▶ _Problem to work on_:
Copy out the listing that follows, exactly, without its pictures.

··· Available data

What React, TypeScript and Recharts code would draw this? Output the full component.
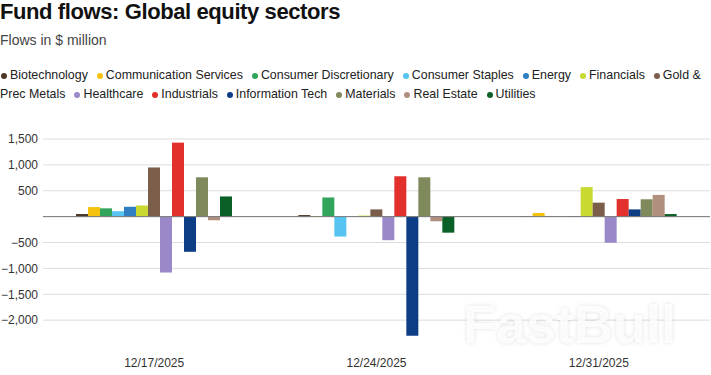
import { Fragment } from 'react';
import { BarChart, Bar, XAxis, YAxis, CartesianGrid, ReferenceLine } from 'recharts';

const DATES = ['12/17/2025', '12/24/2025', '12/31/2025'];

const SECTORS = [
    'Biotechnology', 'Communication Services', 'Consumer Discretionary', 'Consumer Staples',
    'Energy', 'Financials', 'Gold & Prec Metals', 'Healthcare', 'Industrials',
    'Information Tech', 'Materials', 'Real Estate', 'Utilities',
];

const COLORS = [
    '#4a3728', '#f5c30f', '#2fa45a', '#56c3f0', '#2e7fc1', '#c8d92f', '#7a5e49',
    '#9a88c9', '#e2302d', '#0d3e85', '#7e8a5b', '#b08f7e', '#0b6027',
];

// flows in $ million, one entry per sector (same order as SECTORS)
const FLOWS_1217 = [50, 185, 160, 105, 190, 215, 950, -1080, 1430, -680, 760, -70, 390];
const FLOWS_1224 = [30, 8, 370, -385, 3, 20, 140, -455, 780, -2300, 760, -90, -310];
const FLOWS_1231 = [8, 70, 12, 5, 12, 570, 270, -505, 340, 140, 335, 420, 50];

const Y_TICKS = [-2000, -1500, -1000, -500, 0, 500, 1000, 1500];

const FONT = '"Liberation Sans", Arial, Helvetica, sans-serif';

const rows = [FLOWS_1217, FLOWS_1224, FLOWS_1231].map((vals, i) => {
    const row: Record<string, string | number> = { date: DATES[i] };
    SECTORS.forEach((s, j) => { row[s] = vals[j]; });
    return row;
});

const fmtY = (v: number) => {
    if (v === 0) return '';
    const s = Math.abs(v).toLocaleString('en-US');
    return v < 0 ? '\u2212' + s : s;
};

// words as separate spans so a label that wraps ("Gold & / Prec Metals") keeps tight boxes
function LegendLabel({ text, last }: { text: string; last: boolean }) {
    const words = text.split(' ');
    return (
        <>
            {words.map((w, k) => (
                <Fragment key={k}>
                    {k > 0 ? ' ' : null}
                    <span style={{ marginRight: k === words.length - 1 && !last ? 9 : 0 }}>{w}</span>
                </Fragment>
            ))}
        </>
    );
}

export default function App() {
    return (
        <div style={{ position: 'relative', width: 711, height: 375, background: '#fff', fontFamily: FONT }}>
            <style>{'body{margin:0}'}</style>
            <div style={{ position: 'absolute', left: 0, top: 0, fontSize: 22, lineHeight: '24px', fontWeight: 700, letterSpacing: -0.4, color: '#111' }}>
                Fund flows: Global equity sectors
            </div>
            <div style={{ position: 'absolute', left: 0, top: 32, fontSize: 14, lineHeight: '16px', color: '#444' }}>
                Flows in $ million
            </div>
            <div style={{ position: 'absolute', left: 0, top: 66, width: 711, fontSize: 12.4, lineHeight: '19px', color: '#222' }}>
                {SECTORS.map((s, i) => (
                    <Fragment key={s}>
                        <i style={{ display: 'inline-block', width: 6, height: 6, borderRadius: '50%', background: COLORS[i], marginLeft: i === 0 ? 1 : 0, marginRight: 3 }} />
                        <LegendLabel text={s} last={i === SECTORS.length - 1} />
                    </Fragment>
                ))}
            </div>
            <div style={{ position: 'absolute', left: 0, top: 120 }}>
                <BarChart width={711} height={255} data={rows} margin={{ top: 19, right: 1, bottom: 0, left: 0 }}
                    barCategoryGap={33} barGap={0}>
                    <CartesianGrid vertical={false} stroke="#dcdcdc" horizontalValues={Y_TICKS} />
                    <XAxis dataKey="date" axisLine={false} tickLine={false} tickSize={6} tickMargin={6} height={29} interval={0}
                        tick={{ fontSize: 12, fill: '#333', fontFamily: FONT }} />
                    <YAxis domain={[-2500, 1500]} ticks={Y_TICKS} tickFormatter={fmtY} width={43} axisLine={false} tickLine={false}
                        tickSize={5} tickMargin={0} interval={0} tick={{ fontSize: 12, fill: '#333', fontFamily: FONT }} />
                    <ReferenceLine y={0} stroke="#777" />
                    {SECTORS.map((s, i) => (
                        <Bar key={s} dataKey={s} fill={COLORS[i]} isAnimationActive={false} />
                    ))}
                </BarChart>
            </div>
            <div style={{ position: 'absolute', left: 463, top: 293, fontSize: 54, fontWeight: 700, color: 'rgba(255,255,255,0.85)', textShadow: '0 0 4px rgba(0,0,0,0.12)', pointerEvents: 'none' }}>
                FastBull
            </div>
        </div>
    );
}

······

▶ _Solved exercise_:
What React, TypeScript and Recharts code would draw this? Output the full component.
import { Fragment } from 'react';
import { BarChart, Bar, XAxis, YAxis, CartesianGrid, ReferenceLine } from 'recharts';

const DATES = ['12/17/2025', '12/24/2025', '12/31/2025'];

const SECTORS = [
    'Biotechnology', 'Communication Services', 'Consumer Discretionary', 'Consumer Staples',
    'Energy', 'Financials', 'Gold & Prec Metals', 'Healthcare', 'Industrials',
    'Information Tech', 'Materials', 'Real Estate', 'Utilities',
];

const COLORS = [
    '#4a3728', '#f5c30f', '#2fa45a', '#56c3f0', '#2e7fc1', '#c8d92f', '#7a5e49',
    '#9a88c9', '#e2302d', '#0d3e85', '#7e8a5b', '#b08f7e', '#0b6027',
];

// flows in $ million, one entry per sector (same order as SECTORS)
const FLOWS_1217 = [50, 185, 160, 105, 190, 215, 950, -1080, 1430, -680, 760, -70, 390];
const FLOWS_1224 = [30, 8, 370, -385, 3, 20, 140, -455, 780, -2300, 760, -90, -310];
const FLOWS_1231 = [8, 70, 12, 5, 12, 570, 270, -505, 340, 140, 335, 420, 50];

const Y_TICKS = [-2000, -1500, -1000, -500, 0, 500, 1000, 1500];

const FONT = '"Liberation Sans", Arial, Helvetica, sans-serif';

const rows = [FLOWS_1217, FLOWS_1224, FLOWS_1231].map((vals, i) => {
    const row: Record<string, string | number> = { date: DATES[i] };
    SECTORS.forEach((s, j) => { row[s] = vals[j]; });
    return row;
});

const fmtY = (v: number) => {
    if (v === 0) return '';
    const s = Math.abs(v).toLocaleString('en-US');
    return v < 0 ? '\u2212' + s : s;
};

// words as separate spans so a label that wraps ("Gold & / Prec Metals") keeps tight boxes
function LegendLabel({ text, last }: { text: string; last: boolean }) {
    const words = text.split(' ');
    return (
        <>
            {words.map((w, k) => (
                <Fragment key={k}>
                    {k > 0 ? ' ' : null}
                    <span style={{ marginRight: k === words.length - 1 && !last ? 9 : 0 }}>{w}</span>
                </Fragment>
            ))}
        </>
    );
}

export default function App() {
    return (
        <div style={{ position: 'relative', width: 711, height: 375, background: '#fff', fontFamily: FONT }}>
            <style>{'body{margin:0}'}</style>
            <div style={{ position: 'absolute', left: 0, top: 0, fontSize: 22, lineHeight: '24px', fontWeight: 700, letterSpacing: -0.4, color: '#111' }}>
                Fund flows: Global equity sectors
            </div>
            <div style={{ position: 'absolute', left: 0, top: 32, fontSize: 14, lineHeight: '16px', color: '#444' }}>
                Flows in $ million
            </div>
            <div style={{ position: 'absolute', left: 0, top: 66, width: 711, fontSize: 12.4, lineHeight: '19px', color: '#222' }}>
                {SECTORS.map((s, i) => (
                    <Fragment key={s}>
                        <i style={{ display: 'inline-block', width: 6, height: 6, borderRadius: '50%', background: COLORS[i], marginLeft: i === 0 ? 1 : 0, marginRight: 3 }} />
                        <LegendLabel text={s} last={i === SECTORS.length - 1} />
                    </Fragment>
                ))}
            </div>
            <div style={{ position: 'absolute', left: 0, top: 120 }}>
                <BarChart width={711} height={255} data={rows} margin={{ top: 19, right: 1, bottom: 0, left: 0 }}
                    barCategoryGap={33} barGap={0}>
                    <CartesianGrid vertical={false} stroke="#dcdcdc" horizontalValues={Y_TICKS} />
                    <XAxis dataKey="date" axisLine={false} tickLine={false} tickSize={6} tickMargin={6} height={29} interval={0}
                        tick={{ fontSize: 12, fill: '#333', fontFamily: FONT }} />
                    <YAxis domain={[-2500, 1500]} ticks={Y_TICKS} tickFormatter={fmtY} width={43} axisLine={false} tickLine={false}
                        tickSize={5} tickMargin={0} interval={0} tick={{ fontSize: 12, fill: '#333', fontFamily: FONT }} />
                    <ReferenceLine y={0} stroke="#777" />
                    {SECTORS.map((s, i) => (
                        <Bar key={s} dataKey={s} fill={COLORS[i]} isAnimationActive={false} />
                    ))}
                </BarChart>
            </div>
            <div style={{ position: 'absolute', left: 463, top: 293, fontSize: 54, fontWeight: 700, color: 'rgba(255,255,255,0.85)', textShadow: '0 0 4px rgba(0,0,0,0.12)', pointerEvents: 'none' }}>
                FastBull
            </div>
        </div>
    );
}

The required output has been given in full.